*Collected material*:
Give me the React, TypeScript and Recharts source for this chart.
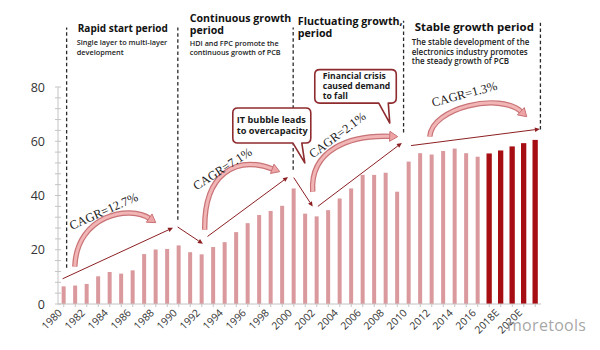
import React from 'react';
import { BarChart, Bar, XAxis, YAxis, ReferenceLine, ReferenceDot } from 'recharts';

// ---------- data ----------
const years = [
  '1980', '1981', '1982', '1983', '1984', '1985', '1986', '1987', '1988', '1989',
  '1990', '1991', '1992', '1993', '1994', '1995', '1996', '1997', '1998', '1999',
  '2000', '2001', '2002', '2003', '2004', '2005', '2006', '2007', '2008', '2009',
  '2010', '2011', '2012', '2013', '2014', '2015', '2016',
  '2017E', '2018E', '2019E', '2020E', '2021E',
];
const actualValues = [
  6.5, 6.8, 7.4, 10.2, 11.8, 11.2, 12.4, 18.4, 20.1, 20.3,
  21.6, 19.1, 18.3, 21.0, 22.8, 26.5, 29.8, 32.8, 34.3, 36.2,
  42.6, 33.3, 32.3, 34.6, 38.9, 42.6, 47.6, 47.6, 48.4, 41.4,
  52.5, 55.6, 55.1, 56.4, 57.3, 55.6, 54.3,
];
const forecastValues = [55.5, 56.6, 58.1, 59.3, 60.5];
const firstYear = 1980;
const yTicks = [0, 4, 8, 12, 16, 20, 24, 28, 32, 36, 40, 44, 48, 52, 56, 60, 64, 68, 72, 76, 80];
const yLabelTicks = [0, 20, 40, 60, 80];

// period dividers (year position, value range)
const periodDividers = [
  { x: 1980.25, from: 13.4, to: 101.9 },
  { x: 1989.92, from: 31.1, to: 101.9 },
  { x: 1999.95, from: 49.5, to: 101.9 },
  { x: 2009.55, from: 63.2, to: 104.4 },
  { x: 2021.45, from: 64.3, to: 103.7 },
];
const periodTitles = [
  ['Rapid start period'],
  ['Continuous growth', 'period'],
  ['Fluctuating growth,', 'period'],
  ['Stable growth period'],
];
const periodNotes = [
  ['Single layer to multi-layer', 'development'],
  ['HDI and FPC promote the', 'continuous growth of PCB'],
  [],
  ['The stable development of the', 'electronics industry promotes', 'the steady growth of PCB'],
];
const periodTextAnchors = [
  { x: 1981.22, y: 100.2 },
  { x: 1990.96, y: 104.0 },
  { x: 2000.35, y: 102.9 },
  { x: 2010.52, y: 100.7 },
];

const trendArrows = [
  { from: { x: 1979.9, y: 9.3 }, to: { x: 1989.5, y: 28.1 } },
  { from: { x: 1989.9, y: 28.4 }, to: { x: 1992.1, y: 22.2 } },
  { from: { x: 1992.5, y: 24.9 }, to: { x: 1999.5, y: 46.8 } },
  { from: { x: 2000.0, y: 46.6 }, to: { x: 2001.65, y: 35.9 } },
  { from: { x: 2002.1, y: 36.0 }, to: { x: 2009.4, y: 59.4 } },
  { from: { x: 2010.2, y: 58.4 }, to: { x: 2021.4, y: 64.5 } },
];
const cagrArrows = [
  { from: { x: 1980.96, y: 13.75 }, to: { x: 1988.0, y: 30.0 } },
  { from: { x: 1992.26, y: 27.4 }, to: { x: 1998.78, y: 48.8 } },
  { from: { x: 2001.65, y: 41.4 }, to: { x: 2009.04, y: 61.7 } },
  { from: { x: 2011.83, y: 61.7 }, to: { x: 2020.26, y: 69.05 } },
];
const cagrLabels = [
  { text: 'CAGR=12.7%', x: 1980.7, y: 27.3 },
  { text: 'CAGR=7.1%', x: 1991.54, y: 41.8 },
  { text: 'CAGR=2.1%', x: 2001.68, y: 53.6 },
  { text: 'CAGR=1.3%', x: 2012.11, y: 72.7 },
];
const callouts = [
  { lines: ['IT bubble leads', 'to overcapacity'], x: 2000.96, y: 52.0 },
  { lines: ['Financial crisis', 'caused demand', 'to fall'], x: 2008.35, y: 66.7 },
];

// ---------- styles ----------
const LIGHT = '#da999d';
const DARK = '#a60e13';
const ARROW = '#8c1f22';
const AXIS = '#c4c4c4';
const SANS = '"Open Sans", "Noto Sans", sans-serif';
const SERIF = '"Liberation Serif", "Times New Roman", serif';

const titleSizes = [10, 10.6, 10.7, 11.4];
const noteSizes = [7.35, 7.25, 7.25, 8];
const noteOffsets = [{ dx: -1, dy: 13.2 }, { dx: 0, dy: 24 }, { dx: 0, dy: 0 }, { dx: -3, dy: 14.3 }];
const cagrAngles = [-24, -33, -37, -15];
// cubic control points, in the frame of each curved arrow (along, across)
const cagrBends = [
  [0.288, 0.485, 0.845, 0.306],
  [0.347, 0.465, 0.734, 0.432],
  [0.2, 0.364, 0.613, 0.274],
  [0.079, 0.283, 0.784, 0.302],
];
const calloutLayout = [
  { l: -72, t: -55, r: 6, b: -20, tl: -12, tr: -3, tx: -68, ty: [-39.5, -28.5], fs: 9.2 },
  { l: -75, t: -53.5, r: 6.5, b: -20, tl: -11, tr: -1.5, tx: -67, ty: [-44, -34, -24], fs: 8.6 },
];

const data = years.map((label, i) => ({
  yr: firstYear + i,
  label,
  value: i < actualValues.length ? actualValues[i] : forecastValues[i - actualValues.length],
  forecast: i >= actualValues.length,
}));
const xTicks = data.map((d) => d.yr);

// ---------- shapes ----------
const BarShape = (props: any) => {
  const { x, y, width, height, payload } = props;
  const w = payload.forecast ? 5.3 : 4;
  const cx = x + width / 2;
  return <rect x={cx - w / 2} y={y} width={w} height={height} fill={payload.forecast ? DARK : LIGHT} />;
};

const YTick = (props: any) => {
  const { x, y, payload } = props;
  const v = payload.value;
  const major = yLabelTicks.includes(v);
  return (
    <g>
      <line x1={x - 3} x2={x + 3} y1={y} y2={y} stroke={AXIS} strokeWidth={1} />
      {major && (
        <text x={x - 13} y={y} dy="0.36em" textAnchor="end" fontSize={12.5} fill="#333" fontFamily={SANS}>
          {v}
        </text>
      )}
    </g>
  );
};

const XTick = (props: any) => {
  const { x, y, payload } = props;
  const idx = Math.round(payload.value - firstYear);
  return (
    <g>
      <line x1={x} x2={x} y1={y} y2={y + 3} stroke={AXIS} strokeWidth={1} />
      {idx % 2 === 0 && (
        <text
          transform={`translate(${x - 1},${y + 9.5}) rotate(-45)`}
          textAnchor="end"
          fontSize={10.3}
          fill="#333"
          fontFamily={SANS}
        >
          {years[idx]}
        </text>
      )}
    </g>
  );
};

const dashedShape = (p: any) => (
  <line x1={p.x1} y1={p.y1} x2={p.x2} y2={p.y2} stroke="#2a2a2a" strokeWidth={1.3} strokeDasharray="3.5 2.6" />
);

const arrowShape = (p: any) => {
  const { x1, y1, x2, y2 } = p;
  const dx = x2 - x1;
  const dy = y2 - y1;
  const len = Math.hypot(dx, dy) || 1;
  const ux = dx / len;
  const uy = dy / len;
  const hl = 5;
  const hw = 2.3;
  const bx = x2 - ux * hl;
  const by = y2 - uy * hl;
  return (
    <g>
      <line x1={x1} y1={y1} x2={bx} y2={by} stroke={ARROW} strokeWidth={1} />
      <polygon
        points={`${x2},${y2} ${bx - uy * hw},${by + ux * hw} ${bx + uy * hw},${by - ux * hw}`}
        fill={ARROW}
      />
    </g>
  );
};

const makeCurveShape = (bend: number[]) => (p: any) => {
  const { x1, y1, x2, y2 } = p;
  const dx = x2 - x1;
  const dy = y2 - y1;
  const c1x = x1 + bend[0] * dx + bend[1] * dy;
  const c1y = y1 + bend[0] * dy - bend[1] * dx;
  const c2x = x1 + bend[2] * dx + bend[3] * dy;
  const c2y = y1 + bend[2] * dy - bend[3] * dx;
  let ux = x2 - c2x;
  let uy = y2 - c2y;
  const ul = Math.hypot(ux, uy) || 1;
  ux /= ul;
  uy /= ul;
  const hl = 8;
  const hw = 5;
  const ex = x2 - ux * (hl - 1);
  const ey = y2 - uy * (hl - 1);
  const bx = x2 - ux * hl;
  const by = y2 - uy * hl;
  const d = `M${x1},${y1} C${c1x},${c1y} ${c2x},${c2y} ${ex},${ey}`;
  return (
    <g>
      <path d={d} fill="none" stroke="#c97376" strokeWidth={5.4} />
      <path d={d} fill="none" stroke="#f1b5b6" strokeWidth={3} />
      <polygon
        points={`${x2},${y2} ${bx - uy * hw},${by + ux * hw} ${bx + uy * hw},${by - ux * hw}`}
        fill="#eea4a6"
        stroke="#c97376"
        strokeWidth={1}
        strokeLinejoin="round"
      />
    </g>
  );
};

const makePeriodTextShape = (i: number) => (p: any) => {
  const { cx, cy } = p;
  const titles = periodTitles[i];
  const notes = periodNotes[i];
  const off = noteOffsets[i];
  return (
    <g>
      {titles.map((t, k) => (
        <text key={'t' + k} x={cx} y={cy + k * 12.5} fontSize={titleSizes[i]} fontWeight={700} fill="#111" fontFamily={SANS}>
          {t}
        </text>
      ))}
      {notes.map((t, k) => (
        <text
          key={'n' + k}
          x={cx + off.dx}
          y={cy + off.dy + k * 9.4}
          fontSize={noteSizes[i]}
          fontWeight={600}
          fill="#222"
          fontFamily={SANS}
        >
          {t}
        </text>
      ))}
    </g>
  );
};

const makeCagrTextShape = (i: number) => (p: any) => (
  <text
    transform={`translate(${p.cx},${p.cy}) rotate(${cagrAngles[i]})`}
    fontSize={12.4}
    fill="#1a1a1a"
    fontFamily={SERIF}
  >
    {cagrLabels[i].text}
  </text>
);

const makeCalloutShape = (i: number) => (p: any) => {
  const { cx, cy } = p;
  const L = calloutLayout[i];
  const r = 5;
  const l = cx + L.l;
  const t = cy + L.t;
  const rr = cx + L.r;
  const b = cy + L.b;
  const d = [
    `M${l + r},${t}`,
    `L${rr - r},${t}`,
    `Q${rr},${t} ${rr},${t + r}`,
    `L${rr},${b - r}`,
    `Q${rr},${b} ${rr - r},${b}`,
    `L${cx + L.tr},${b}`,
    `L${cx},${cy}`,
    `L${cx + L.tl},${b}`,
    `L${l + r},${b}`,
    `Q${l},${b} ${l},${b - r}`,
    `L${l},${t + r}`,
    `Q${l},${t} ${l + r},${t}`,
    'Z',
  ].join(' ');
  return (
    <g>
      <path d={d} fill="#fff" stroke="#8e2b2e" strokeWidth={1.6} strokeLinejoin="round" />
      {callouts[i].lines.map((line, k) => (
        <text key={k} x={cx + L.tx} y={cy + L.ty[k]} fontSize={L.fs} fontWeight={700} fill="#1a1a1a" fontFamily={SANS}>
          {line}
        </text>
      ))}
    </g>
  );
};

export default function App() {
  return (
    <div style={{ position: 'absolute', left: 0, top: 0, width: 600, height: 350, background: '#fff' }}>
      <BarChart width={600} height={350} data={data} margin={{ top: 87, right: 59, bottom: 0, left: 0 }}>
        <XAxis
          dataKey="yr"
          type="number"
          domain={[1979.5, 2021.5]}
          allowDataOverflow
          ticks={xTicks}
          height={46}
          interval={0}
          tickSize={0}
          tickMargin={0}
          tickLine={false}
          tick={<XTick />}
          axisLine={{ stroke: AXIS }}
        />
        <YAxis
          domain={[0, 80]}
          ticks={yTicks}
          interval={0}
          width={58}
          tickSize={0}
          tickMargin={0}
          tickLine={false}
          tick={<YTick />}
          axisLine={{ stroke: AXIS }}
        />
        <Bar dataKey="value" shape={BarShape} isAnimationActive={false} />

        {periodDividers.map((d, i) => (
          <ReferenceLine
            key={'div' + i}
            ifOverflow="visible"
            segment={[{ x: d.x, y: d.from }, { x: d.x, y: d.to }]}
            shape={dashedShape}
          />
        ))}
        {trendArrows.map((a, i) => (
          <ReferenceLine key={'ta' + i} ifOverflow="visible" segment={[a.from, a.to]} shape={arrowShape} />
        ))}
        {cagrArrows.map((a, i) => (
          <ReferenceLine key={'ca' + i} ifOverflow="visible" segment={[a.from, a.to]} shape={makeCurveShape(cagrBends[i])} />
        ))}
        {cagrLabels.map((c, i) => (
          <ReferenceDot key={'cl' + i} ifOverflow="visible" x={c.x} y={c.y} r={0} shape={makeCagrTextShape(i)} />
        ))}
        {periodTextAnchors.map((a, i) => (
          <ReferenceDot key={'pt' + i} ifOverflow="visible" x={a.x} y={a.y} r={0} shape={makePeriodTextShape(i)} />
        ))}
        {callouts.map((c, i) => (
          <ReferenceDot key={'co' + i} ifOverflow="visible" x={c.x} y={c.y} r={0} shape={makeCalloutShape(i)} />
        ))}
      </BarChart>
      <div
        style={{
          position: 'absolute',
          left: 507,
          top: 314,
          fontFamily: SANS,
          fontSize: 16,
          color: 'rgba(150,150,150,0.85)',
          letterSpacing: 0.3,
          pointerEvents: 'none',
        }}
      >
        moretools
      </div>
    </div>
  );
}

*Request*: Pictures stay out. Repeat only the lines from the beginning of the data through the line that has "YAxis, ReferenceLine, ReferenceDot".

*Exercise result*:
Give me the React, TypeScript and Recharts source for this chart.
import React from 'react';
import { BarChart, Bar, XAxis, YAxis, ReferenceLine, ReferenceDot } from 'recharts';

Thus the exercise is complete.